Upgrades to the app include new audio clips pronouncing 24,000 words in te reo Māori, as well as the ability to filter results by idioms, phrases, proverbs and loan words and save definitions to a favourites list.
The app has also seen an overhaul to allow for faster online searches for translation from English to Māori and vice versa. It also now offers both iOS and Android versions.
Te Murumāra Foundation's Peter Moorfield, who is the son of the dictionary's late founder, Professor John C. Moorfield, says it's important that user-friendly technology is utilised properly to enrich Aotearoa's native language.
"The Te Aka Māori Dictionary is the authoritative resource for accurate Māori definitions," says Moorfield.
"It forms part of the well-known Te Whanake language resources led by Te Murumāra Foundation and usage of the app and support of our foundation helps to preserve the language, an effort that will be getting well-deserved attention during the nation's annual Māori Language Week.
Within a week of being updated in the app store in early August, the app was trending as #2 in the paid-for app category. To date, the app has received over 25,000 installs, with an average of 170,000 searches each day.
"Language is a way people connect to the world around them, it's a way to understand and communicate history and culture," adds Moorfield.
"The Te Muramāra Foundation has revitalised the app to ensure there is an authoritative Māori to English language resource available for all.
"The new app also continues and extends an important project to my father, the Te Whanake language resources.

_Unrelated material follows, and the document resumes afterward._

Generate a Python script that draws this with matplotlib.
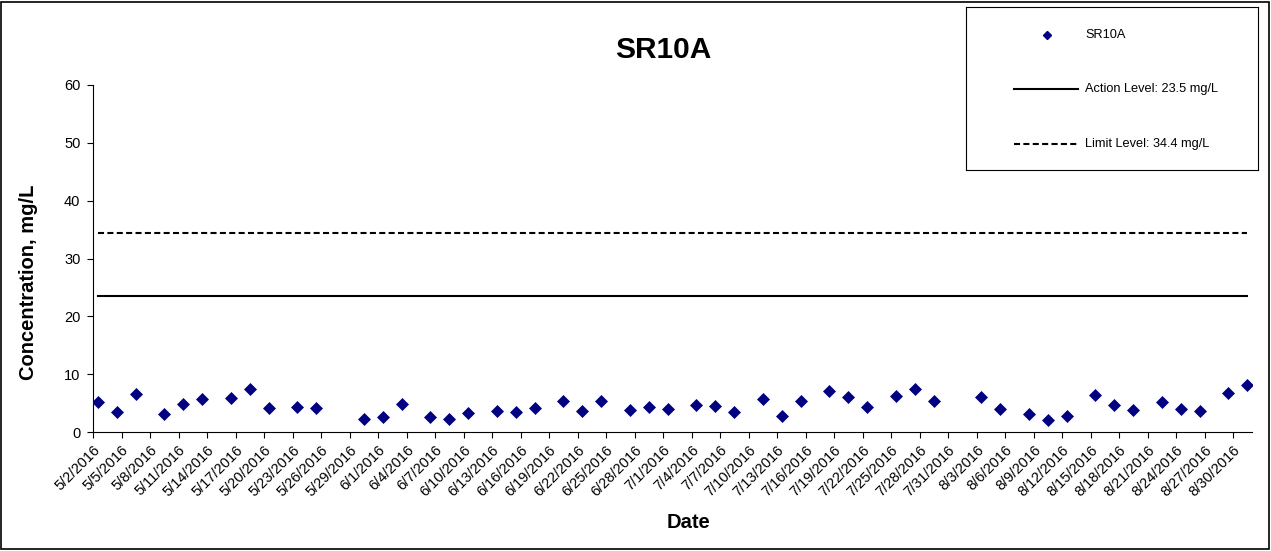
import matplotlib
matplotlib.use("Agg")
import matplotlib.pyplot as plt
from matplotlib.patches import Rectangle
import pandas as pd

plt.rcParams['font.family'] = ['Liberation Sans', 'DejaVu Sans']

title = "SR10A"
series_name = "SR10A"
dates = ["5/2/2016", "5/4/2016", "5/6/2016", "5/9/2016", "5/11/2016", "5/13/2016",
         "5/16/2016", "5/18/2016", "5/20/2016", "5/23/2016", "5/25/2016", "5/30/2016",
         "6/1/2016", "6/3/2016", "6/6/2016", "6/8/2016", "6/10/2016", "6/13/2016",
         "6/15/2016", "6/17/2016", "6/20/2016", "6/22/2016", "6/24/2016", "6/27/2016",
         "6/29/2016", "7/1/2016", "7/4/2016", "7/6/2016", "7/8/2016", "7/11/2016",
         "7/13/2016", "7/15/2016", "7/18/2016", "7/20/2016", "7/22/2016", "7/25/2016",
         "7/27/2016", "7/29/2016", "8/3/2016", "8/5/2016", "8/8/2016", "8/10/2016",
         "8/12/2016", "8/15/2016", "8/17/2016", "8/19/2016", "8/22/2016", "8/24/2016",
         "8/26/2016", "8/29/2016", "8/31/2016"]
values = [5.24, 3.5, 6.57, 3.17, 4.78, 5.65,
          5.94, 7.38, 4.09, 4.38, 4.09, 2.31,
          2.65, 4.78, 2.54, 2.19, 3.23, 3.69,
          3.4, 4.21, 5.36, 3.69, 5.36, 3.8,
          4.26, 3.92, 4.67, 4.5, 3.4, 5.65,
          2.77, 5.36, 7.15, 6.0, 4.38, 6.28,
          7.38, 5.41, 6.11, 3.98, 3.11, 2.08,
          2.77, 6.4, 4.67, 3.8, 5.24, 3.92,
          3.63, 6.69, 8.13]
action_level = 23.5
limit_level = 34.4
action_label = "Action Level: 23.5 mg/L"
limit_label = "Limit Level: 34.4 mg/L"
x_start = "5/2/2016"
x_end = "9/1/2016"
tick_start = "5/2/2016"
tick_end = "8/30/2016"
y_ticks = [0, 10, 20, 30, 40, 50, 60]

W, H = 1271, 551
fig = plt.figure(figsize=(W / 100, H / 100), dpi=100)
ax = fig.add_axes([93 / W, 1 - 432 / H, (1252 - 93) / W, (432 - 85) / H])

x = pd.to_datetime(dates, format="%m/%d/%Y") + pd.Timedelta(hours=12)
ax.plot(x, values, linestyle='none', marker='D', markersize=6.6,
        color='#000080', markeredgecolor='#000080', markeredgewidth=0.5, zorder=3)

lx = [x[0], x[-1]]
ax.plot(lx, [action_level, action_level], color='black', lw=1.5)
ax.plot(lx, [limit_level, limit_level], color='black', lw=1.5, linestyle=(0, (2.9, 1.6)))

ax.set_xlim(pd.to_datetime(x_start), pd.to_datetime(x_end))
ax.set_ylim(0, 60)
ax.set_yticks(y_ticks)
ticks = pd.date_range(pd.to_datetime(tick_start), pd.to_datetime(tick_end), freq='3D')
ax.set_xticks(ticks)
ax.set_xticklabels([f"{t.month}/{t.day}/{t.year}" for t in ticks], rotation=45,
                   ha='right', va='top', rotation_mode='anchor')
ax.tick_params(axis='both', direction='out', length=4, width=0.8, labelsize=10.5, colors='black')
ax.tick_params(axis='y', pad=5)
ax.tick_params(axis='x', pad=4)
for s in ['top', 'right']:
    ax.spines[s].set_visible(False)
for s in ['left', 'bottom']:
    ax.spines[s].set_linewidth(0.8)

fig.text(29 / W, 1 - 282.5 / H, "Concentration, mg/L", fontsize=14.5, fontweight='bold',
         rotation=90, ha='center', va='center')
fig.text(688 / W, 1 - 522 / H, "Date", fontsize=14.5, fontweight='bold', ha='center', va='center')
fig.text(663 / W, 1 - 50 / H, title, fontsize=21.5, fontweight='bold', ha='center', va='center')

# outer chart border
fig.add_artist(Rectangle((1 / W, 2 / H), (W - 3) / W, (H - 4) / H, transform=fig.transFigure,
                         fill=False, edgecolor='black', lw=1.2))

# legend box
lx0, ly0, lw_, lh_ = 966, 7, 292, 163
lax = fig.add_axes([lx0 / W, 1 - (ly0 + lh_) / H, lw_ / W, lh_ / H])
lax.set_xlim(0, lw_)
lax.set_ylim(lh_, 0)
lax.set_xticks([])
lax.set_yticks([])
for s in lax.spines.values():
    s.set_linewidth(0.8)
lax.plot([1047 - lx0], [35 - ly0], marker='D', markersize=4.2, color='#000080', linestyle='none')
lax.plot([1014 - lx0, 1078 - lx0], [89 - ly0] * 2, color='black', lw=1.5)
lax.plot([1014 - lx0, 1078 - lx0], [144 - ly0] * 2, color='black', lw=1.5, linestyle=(0, (2.9, 1.6)))
lax.text(1085 - lx0, 35 - ly0, series_name, fontsize=9.2, va='center', ha='left')
lax.text(1085 - lx0, 89 - ly0, action_label, fontsize=9.2, va='center', ha='left')
lax.text(1085 - lx0, 144 - ly0, limit_label, fontsize=9.2, va='center', ha='left')

fig.savefig("out.png", dpi=100)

While fluency in te reo is trending upwards, the Te Murumāra Foundation aims to increase fluency even more. According to results from Te Kupenga (Māori wellbeing survey) conducted by Stats NZ in 2018, about one in six Māori adults can speak in te reo Māori, and about 30% can understand the language. Fluency rates among non-Māori are around 1%.
Dynamo6 founder and executive director Igor Matich says it's been a privilege to lend the company's digital capability to Te Murumāra Foundation.
"Delivering an important app upgrade that helps ensure that te reo can be shared with the next generation and budding linguists across the world."
The app contains over 24,000 Māori word entries. To date, the top five searched words are: ngā mihi (acknowledgements), whānau, Māori, Mōrena (good morning), and motu (island, country, land, nation).